Though many aspects of the self-titled release are a bit different from anything AFI has done before, some things never change. For Havok, listening to classic AFI records such as 1997's Shut Your Mouth and Open Your Eyes and 1999's Black Sails in the Sunset is like getting a glimpse at his younger self. While the lyrics may not exactly be autobiographical, every record tells the story of where the singer is in his life at any given time.
“When you look back on those records, they were indicative of who I was then,” Havok says. “They’re clear windows into the person who was writing those records and what mattered to him. It’s still very similar now in that it’s still a very luxurious means of expressing myself. It’s been that way the entire time. The content sometimes varies, but the intention is often very much the same and many of the themes hold throughout the decades.”

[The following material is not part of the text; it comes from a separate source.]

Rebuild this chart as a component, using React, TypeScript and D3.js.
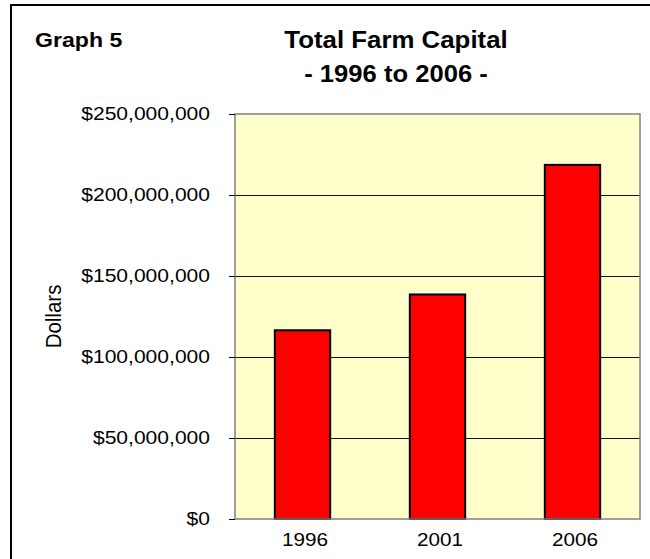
import React from "react";
import * as d3 from "d3";

const years = ["1996", "2001", "2006"];
const capital = [116500000, 138600000, 218600000];
const yTicks = [0, 50000000, 100000000, 150000000, 200000000, 250000000];

const W = 650;
const H = 559;
const plot = { left: 235, top: 114, right: 640, bottom: 519 };

function SText(props: {
  x: number;
  y: number;
  sx?: number;
  size: number;
  bold?: boolean;
  anchor?: string;
  children: React.ReactNode;
}) {
  const { x, y, sx = 1, size, bold, anchor = "start", children } = props;
  return (
    <text
      transform={`translate(${x},${y}) scale(${sx},1)`}
      fontFamily="'Liberation Sans', Arial, sans-serif"
      fontSize={size}
      fontWeight={bold ? "bold" : "normal"}
      textAnchor={anchor}
      fill="#000"
    >
      {children}
    </text>
  );
}

export default function App() {
  const x = d3
    .scaleBand<string>()
    .domain(years)
    .range([plot.left, plot.right])
    .paddingInner(0.59)
    .paddingOuter(0.295);
  const y = d3.scaleLinear().domain([0, 250000000]).range([plot.bottom, plot.top]);
  const fmt = (v: number) => "$" + d3.format(",")(v);
  const crisp = (v: number) => Math.round(v) + 0.5;

  return (
    <svg
      width={W}
      height={H}
      style={{ position: "absolute", left: 0, top: 0, background: "#fff" }}
    >
      <rect x={0} y={0} width={W} height={H} fill="#fff" />
      {/* outer frame */}
      <rect x={11} y={5} width={W + 20} height={H + 20} fill="none" stroke="#000" strokeWidth={2} />

      {/* titles */}
      <SText x={35} y={47} size={21} sx={1.1} bold>
        Graph 5
      </SText>
      <SText x={396} y={48} size={23.5} sx={1.1} bold anchor="middle">
        Total Farm Capital
      </SText>
      <SText x={396} y={82} size={23.5} sx={1.09} bold anchor="middle">
        - 1996 to 2006 -
      </SText>

      {/* plot area */}
      <rect
        x={plot.left}
        y={plot.top}
        width={plot.right - plot.left}
        height={plot.bottom - plot.top}
        fill="#FFFFCC"
      />
      {yTicks.slice(1, -1).map((t) => (
        <line
          key={"g" + t}
          x1={plot.left}
          x2={plot.right}
          y1={crisp(y(t))}
          y2={crisp(y(t))}
          stroke="#111"
          strokeWidth={1}
        />
      ))}

      {/* bars */}
      {years.map((yr, i) => (
        <rect
          key={yr}
          x={x(yr)!}
          y={y(capital[i])}
          width={x.bandwidth()}
          height={plot.bottom - y(capital[i])}
          fill="#FF0000"
          stroke="#000"
          strokeWidth={2}
        />
      ))}

      {/* plot border */}
      <rect
        x={plot.left}
        y={plot.top}
        width={plot.right - plot.left}
        height={plot.bottom - plot.top}
        fill="none"
        stroke="#808080"
        strokeWidth={1.5}
      />

      {/* y ticks and labels */}
      {yTicks.map((t) => (
        <g key={"t" + t}>
          <line
            x1={plot.left - 6}
            x2={plot.left}
            y1={crisp(y(t))}
            y2={crisp(y(t))}
            stroke="#000"
            strokeWidth={1}
          />
          <SText x={210} y={y(t) + 6} size={18} sx={1.17} anchor="end">
            {fmt(t)}
          </SText>
        </g>
      ))}

      {/* x labels */}
      {years.map((yr) => (
        <SText key={"x" + yr} x={x(yr)! + x.bandwidth() / 2 + 2.5} y={546} size={18} sx={1.15} anchor="middle">
          {yr}
        </SText>
      ))}

      {/* y axis title */}
      <text
        transform={`translate(61,${(plot.top + plot.bottom) / 2}) rotate(-90) scale(1,1.1)`}
        fontFamily="'Liberation Sans', Arial, sans-serif"
        fontSize={20.5}
        textAnchor="middle"
        fill="#000"
      >
        Dollars
      </text>
    </svg>
  );
}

Along with the new record comes a national tour, kicking off on the album’s release date (Jan. 20) with a sold-out show at the Troubadour. Tickets were reserved for members of AFI's Despair Faction fan club and sold out almost immediately. It’ll be the same fan frenzy with which the group began their Burials tour a few years ago, and Havok still can’t believe the amount of diverse and diehard fan support he gets.
“When I awoke to the notice that the fan club show at the Troubadour had sold out in minutes, it impacted me just as it has every time,” Havok says. “I’m so grateful. When I saw it this time, I thought it was really pretty fantastic and — I don’t like using this word, because I think people use this word too flagrantly — but it’s amazing. It’s amazing that I’ve been able to release 10 records with this band and that to this day there are that many people who care that much about what I’ve been doing since I was very, very young.”